REVOKE ALL PRIVILEGES ON DATABASE testdb FROM demo;

PostgreSQL User Management in a Production Environment

Let’s discuss a real-world example of how PostgreSQL user management might work in a production environment.

Suppose you’re managing a company’s database that has two teams: the development team and the finance team. Both teams need access to the database, but they require different levels of access.

Step 1: Role Creation

First, we create users (roles) for each team member:

CREATE ROLE dev1 WITH LOGIN PASSWORD 'password1';
CREATE ROLE dev2 WITH LOGIN PASSWORD 'password2';
CREATE ROLE fin1 WITH LOGIN PASSWORD 'password3';
CREATE ROLE fin2 WITH LOGIN PASSWORD 'password4';

Step 2: Group Roles

Next, we group these users into two group roles, “devteam” and “finteam”, using the CREATE ROLE command without the LOGIN attribute:

CREATE ROLE devteam;
CREATE ROLE finteam;

Step 3: Assign Users to Groups

We then assign each user to their respective group using the GRANT command:

GRANT devteam TO dev1, dev2;
GRANT finteam TO fin1, fin2;

Step 4: Granting Privileges

Finally, we grant appropriate privileges to each group. The devteam needs more access, so they get all privileges on the database, while the finteam only needs to execute SELECT queries:

GRANT ALL PRIVILEGES ON DATABASE companydb TO devteam;
GRANT SELECT ON ALL TABLES IN SCHEMA public TO finteam;

This way, we maintain a clear separation of privileges while managing users effectively.

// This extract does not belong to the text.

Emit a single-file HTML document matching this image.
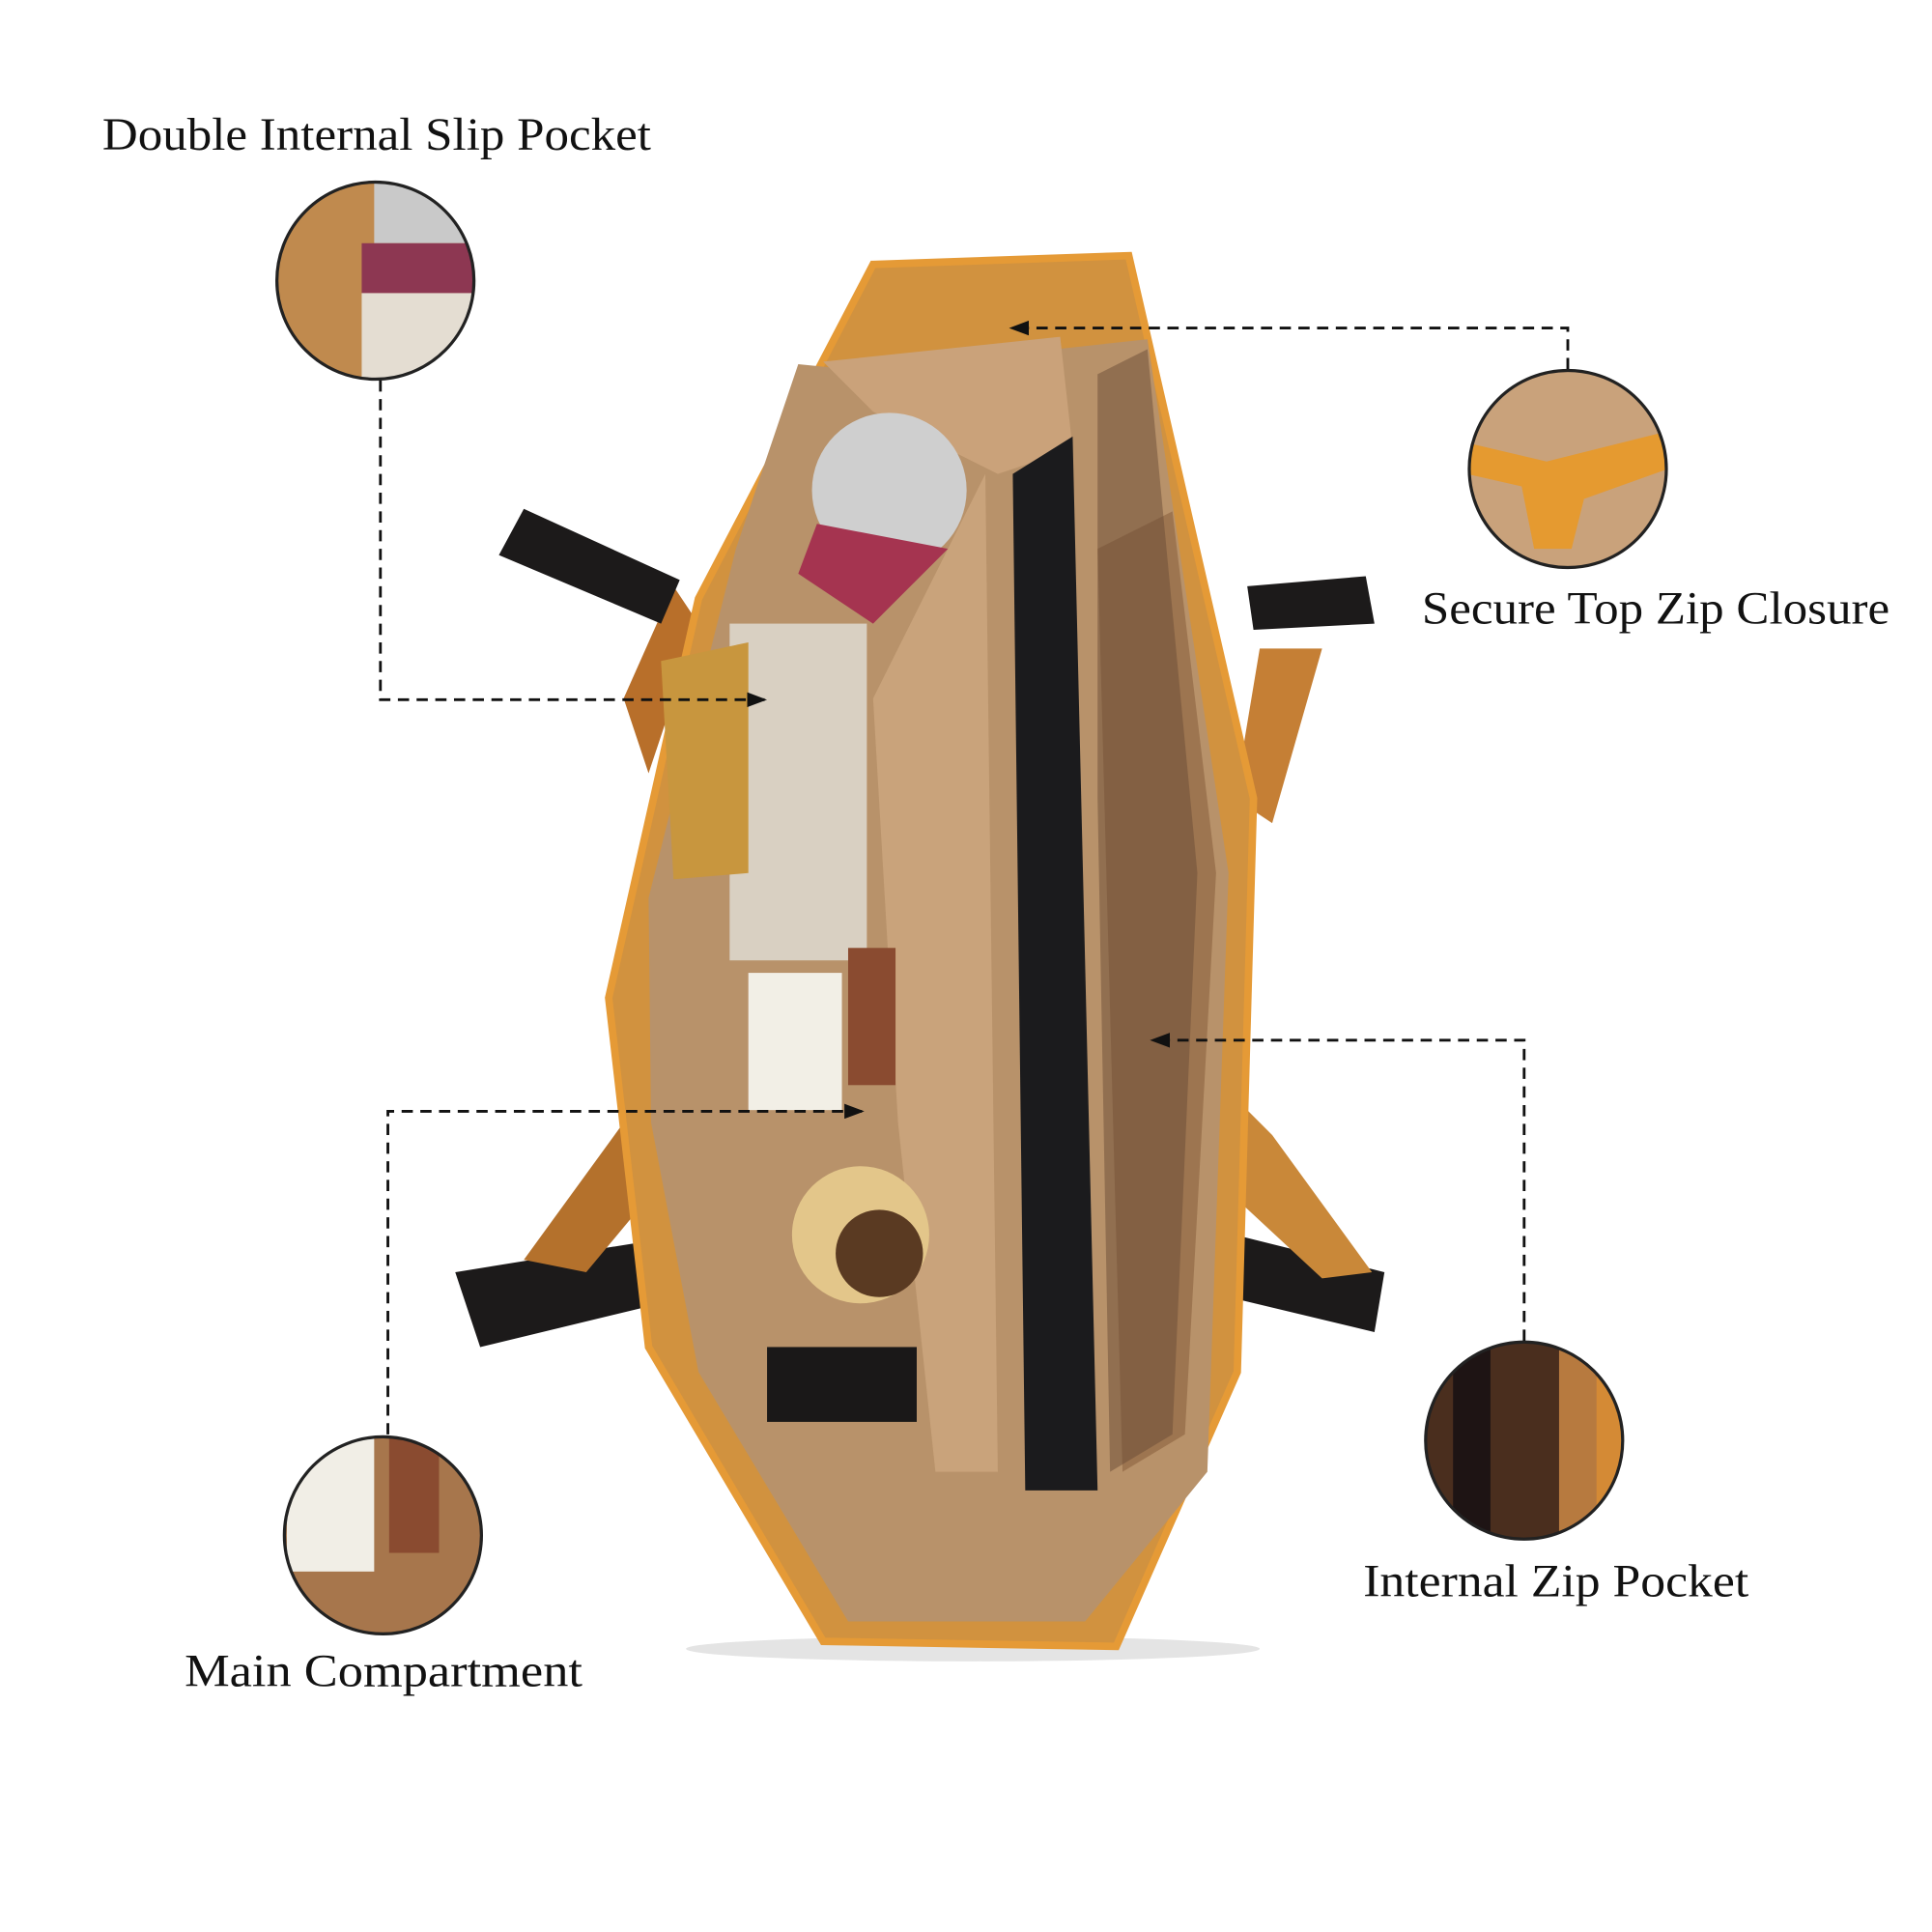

Mastering user management in PostgreSQL involves understanding the concepts of users, roles, and privileges, along with how to execute basic commands to create, update, and delete users. With this knowledge and the provided real-world production use case, you’re now equipped to handle PostgreSQL user management in various scenarios, ensuring the security and efficient operation of your databases.